Is there a nicer way to skip the empty lists resulting from this query?

 str:"hello world"
 extract list value where 1<count index by value from str 
((),(),("l","l","l"),("o","o"),(),(),(),())
Right now I have

 (list ()) drop extract list value where 1<count index by value from str 
(("l","l","l"),("o","o"))

  With the aim of showing only repeat elements, so

 "" fuse first @ (list ()) drop extract list value where 1<count index by value from str 
"lo"
 "" fuse first @ (list 0) drop extract first value where 1<count index by value from str
"lo"
 "" fuse extract L where C>1 from select L:(first value) C:count value by value from str 
"lo"
wods:"\n" split "r" drop words:read["/usr/share/dict/words"]
words:"\n" split words
still:select word:words@index wod:value
  where (wods in words)*(extract value like "*r*" from words)
  from wods
show[table random[still -10]]

this gets an answer in 13min, or 880ms without the 'wod in words' test. I've tried a few alternatives (words dict 1, readdeck of a grid, parsing and reading a json of a table) and nothing seems to cut that down. It seems like building large tables is slow. Maybe due to the allocator?

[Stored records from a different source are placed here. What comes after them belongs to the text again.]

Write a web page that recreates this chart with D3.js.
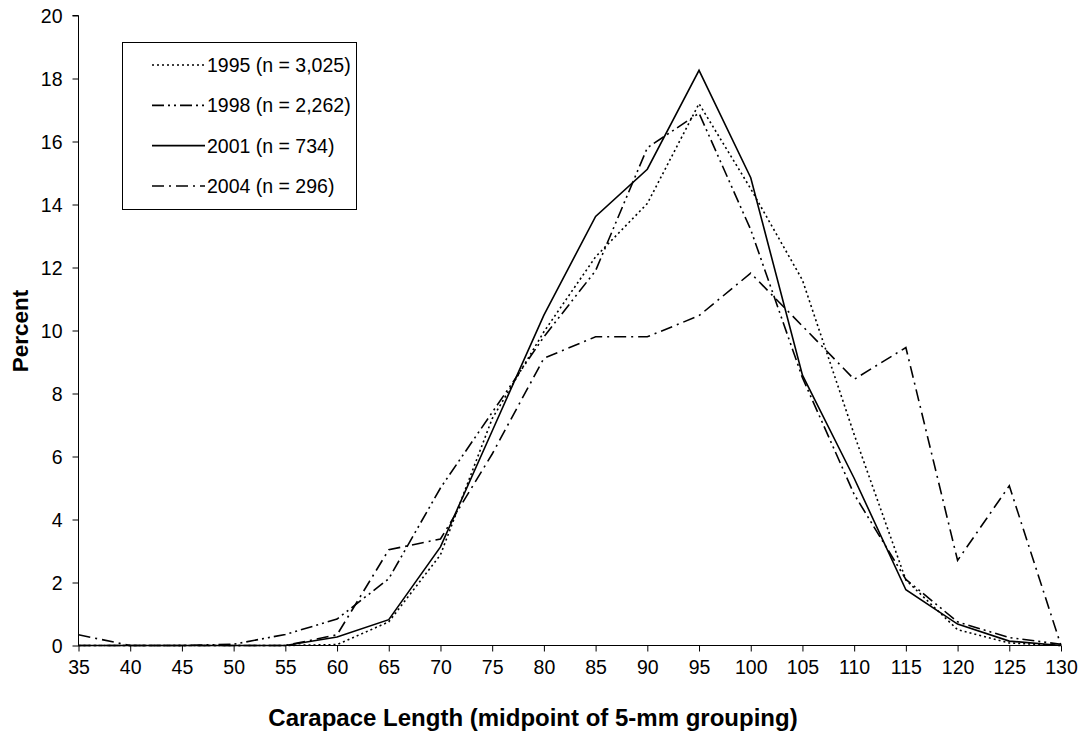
<!DOCTYPE html>
<html>
<head>
<meta charset="utf-8">
<script src="https://cdn.jsdelivr.net/npm/d3@7"></script>
<style>
  html, body { margin: 0; padding: 0; background: #fff; }
  svg { display: block; }
  text { font-family: "Liberation Sans", Arial, sans-serif; fill: #000; }
</style>
</head>
<body>
<svg id="chart" width="1081" height="734"></svg>
<script>
// Carapace length classes (midpoint of 5-mm grouping, mm)
const categories = [35, 40, 45, 50, 55, 60, 65, 70, 75, 80, 85, 90, 95, 100, 105, 110, 115, 120, 125, 130];

// Percent of sample in each class, by survey year
const pct1995 = [0, 0, 0, 0, 0, 0.03, 0.75, 2.88, 7.2, 9.96, 12.34, 14.03, 17.2, 14.5, 11.6, 6.7, 2.08, 0.5, 0.08, 0];
const pct1998 = [0, 0, 0, 0.04, 0.35, 0.84, 2.12, 5.0, 7.4, 9.8, 11.9, 15.8, 16.9, 13.2, 8.5, 4.8, 2.1, 0.75, 0.25, 0.04];
const pct2001 = [0, 0, 0, 0, 0, 0.27, 0.82, 3.13, 6.81, 10.49, 13.62, 15.12, 18.26, 14.85, 8.58, 5.31, 1.77, 0.68, 0.14, 0];
const pct2004 = [0.34, 0, 0, 0, 0, 0.34, 3.04, 3.38, 6.08, 9.12, 9.8, 9.8, 10.47, 11.82, 10.14, 8.45, 9.46, 2.7, 5.07, 0];

const seriesLabels = ["1995 (n = 3,025)", "1998 (n = 2,262)", "2001 (n = 734)", "2004 (n = 296)"];
const yTicks = [0, 2, 4, 6, 8, 10, 12, 14, 16, 18, 20];

const xTitle = "Carapace Length (midpoint of 5-mm grouping)";
const yTitle = "Percent";

// line styles per series
const dashes = ["2,3", "12,4,2,4,2,4", null, "12,5,2,5"];

const series = [pct1995, pct1998, pct2001, pct2004].map((vals, i) => ({
  label: seriesLabels[i],
  dash: dashes[i],
  values: vals.map((v, j) => ({ x: categories[j], y: v }))
}));

const svg = d3.select("#chart");
const plot = { left: 78.5, right: 1061, top: 15.5, bottom: 645.5 };

const x = d3.scalePoint().domain(categories).range([plot.left, plot.right]);
const y = d3.scaleLinear().domain([0, 20]).range([plot.bottom, plot.top]);

// y axis
const yAxis = svg.append("g")
  .attr("transform", `translate(${plot.left},0)`)
  .call(d3.axisLeft(y).tickValues(yTicks).tickSize(6).tickPadding(10).tickFormat(d3.format("d")));
yAxis.select(".domain").attr("stroke", "#000").attr("stroke-width", 1).attr("d", `M-6,${plot.top}H0V${plot.bottom}`);
yAxis.selectAll(".tick line").attr("stroke", "#000");
yAxis.selectAll(".tick text").style("font-size", "19.5px").attr("fill", "#000").attr("dy", "0.36em");

// x axis
const xAxis = svg.append("g")
  .attr("transform", `translate(0,${plot.bottom})`)
  .call(d3.axisBottom(x).tickSize(6).tickPadding(8));
xAxis.select(".domain").attr("stroke", "#000").attr("stroke-width", 1).attr("d", `M${plot.left},0H${plot.right}`);
xAxis.selectAll(".tick line").attr("stroke", "#000");
xAxis.selectAll(".tick text").style("font-size", "19.5px").attr("fill", "#000").attr("dy", "0.72em");

// axis titles
svg.append("text")
  .attr("x", 533).attr("y", 726)
  .attr("text-anchor", "middle")
  .style("font-size", "24px").style("font-weight", "bold")
  .text(xTitle);

svg.append("text")
  .attr("transform", "translate(28,331) rotate(-90)")
  .attr("text-anchor", "middle")
  .style("font-size", "22.5px").style("font-weight", "bold")
  .text(yTitle);

// series lines
const line = d3.line().x(d => x(d.x)).y(d => y(d.y));
svg.append("g").selectAll("path")
  .data(series)
  .join("path")
  .attr("d", d => line(d.values))
  .attr("fill", "none")
  .attr("stroke", "#000")
  .attr("stroke-width", 1.6)
  .attr("stroke-linejoin", "miter")
  .attr("stroke-dasharray", d => d.dash);

// legend
const legend = svg.append("g");
legend.append("rect")
  .attr("x", 122.5).attr("y", 42.5).attr("width", 234).attr("height", 167)
  .attr("fill", "#fff").attr("stroke", "#000").attr("stroke-width", 1);

const rowY = d3.scalePoint().domain(seriesLabels).range([65, 186]);
const rows = legend.selectAll("g.row").data(series).join("g").attr("class", "row")
  .attr("transform", d => `translate(0,${rowY(d.label)})`);
rows.append("line")
  .attr("x1", 152).attr("x2", 205).attr("y1", 0).attr("y2", 0)
  .attr("stroke", "#000").attr("stroke-width", 1.6)
  .attr("stroke-dasharray", d => d.dash);
rows.append("text")
  .attr("x", 207).attr("y", 0).attr("dy", "0.36em")
  .style("font-size", "19.5px")
  .text(d => d.label);
</script>
</body>
</html>
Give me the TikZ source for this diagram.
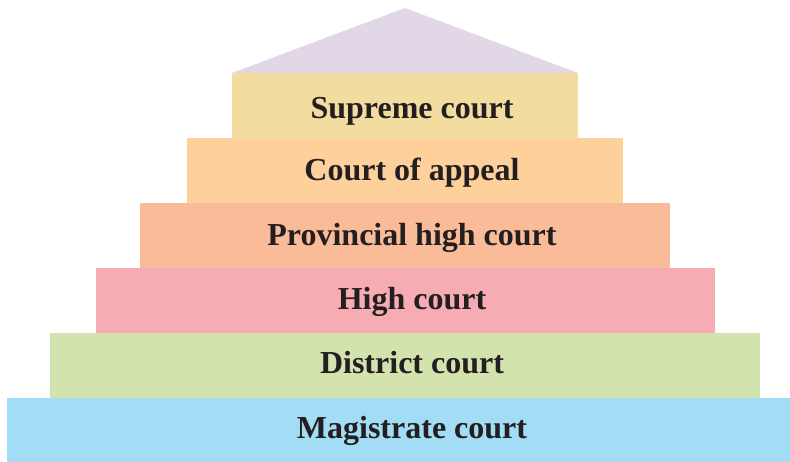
\documentclass[tikz,border=0pt]{standalone}
\usepackage{fontspec}
\setmainfont{Liberation Serif}
\definecolor{roofc}{HTML}{E2D7E6}
\definecolor{supc}{HTML}{F2DC9F}
\definecolor{appc}{HTML}{FDD09C}
\definecolor{provc}{HTML}{FABB99}
\definecolor{highc}{HTML}{F6ACB2}
\definecolor{distc}{HTML}{D3E3AE}
\definecolor{magc}{HTML}{A2DCF5}
\definecolor{txtc}{HTML}{231F20}
\tikzset{
  tier/.style={rectangle, inner sep=0pt, minimum height=65pt},
  tiertext/.style={anchor=base, inner sep=0pt, text=txtc,
    font=\fontsize{32}{38}\selectfont\bfseries}
}
\begin{document}
\begin{tikzpicture}[x=1pt,y=-1pt]
\useasboundingbox (0,0) rectangle (790,462);
\fill[roofc] (232,73) -- (405,8) -- (578,73) -- cycle;
\node[tier, fill=supc, minimum width=346pt] (sup) at (405,105.5) {};
\node[tier, fill=appc, minimum width=436pt] (app) at (405,170.5) {};
\node[tier, fill=provc, minimum width=530pt] (prov) at (405,235.5) {};
\node[tier, fill=highc, minimum width=619pt] (high) at (405.5,300.5) {};
\node[tier, fill=distc, minimum width=710pt] (dist) at (405,365.5) {};
\node[tier, fill=magc, minimum width=783pt, minimum height=64pt] (mag) at (398.5,430) {};
\node[tiertext] (supt) at (412,118.3) {Supreme court};
\node[tiertext] (appt) at (412,180.7) {Court of appeal};
\node[tiertext] (provt) at (412,245.7) {Provincial high court};
\node[tiertext] (hight) at (412,309.3) {High court};
\node[tiertext] (distt) at (412,373.3) {District court};
\node[tiertext] (magt) at (412,438.3) {Magistrate court};
\end{tikzpicture}
\end{document}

But, this was only for learning purposes and I gained a better appreciation of the query language from it.

(1 edit)

I have this Lil code to print a table of 10 English words that remain words when the 'r's are removed from the word:

words:wods:still:0
each w in "" drop "\n" split read["words"] # /usr/share/dict/words"]
  words[w]:1
  if "r" in w
    wods["" fuse "r" drop w]:w
  end
end
each v k in wods
  if k in words
    still[v]:k
  end
end
show[select word:value wod:wods@value from random[still -10]]

which produces output like

+--------------+---------------+
| word         | wod           |
+--------------+---------------+
| "evaluated"  | "revaluated"  |
| "emigated"   | "emigrated"   |
| "boated"     | "borated"     |
| "estated"    | "restated"    |
| "expatiated" | "expatriated" |
| "elatedness" | "relatedness" |
| "pedated"    | "predated"    |
| "ungated"    | "ungrated"    |
| "pated"      | "prated"      |
| "gated"      | "grated"      |
+--------------+---------------+

if reading a 'words' file that contains only the 3k words that include "ated", this runs in 11s (lila.awk) or 16s (lilt). So, actually reading /usr/share/dict/words with its half a million words, is pretty infeasible.

Is there a much better way to do this in Lil, or is this sort of batch processing out of scope for Lil?

Oh, I had a second question about selecting from an array using an array of booleans, but I found that 'select' can do that. Which gives this code that runs in 22ms in lilt, instead of 16s:

words:extract value where 5<count@value from "\n" split read["words"]
still:select word:value wod:(on f x do "" fuse "r" drop x end)@value
    where (on f x do ("" fuse "r" drop x) in words end)@value
    where (on f x do "r" in x end)@value
  from words
show[table random[still -10]]

but this needs 4s to process only 50k words, so the full dictionary's still out.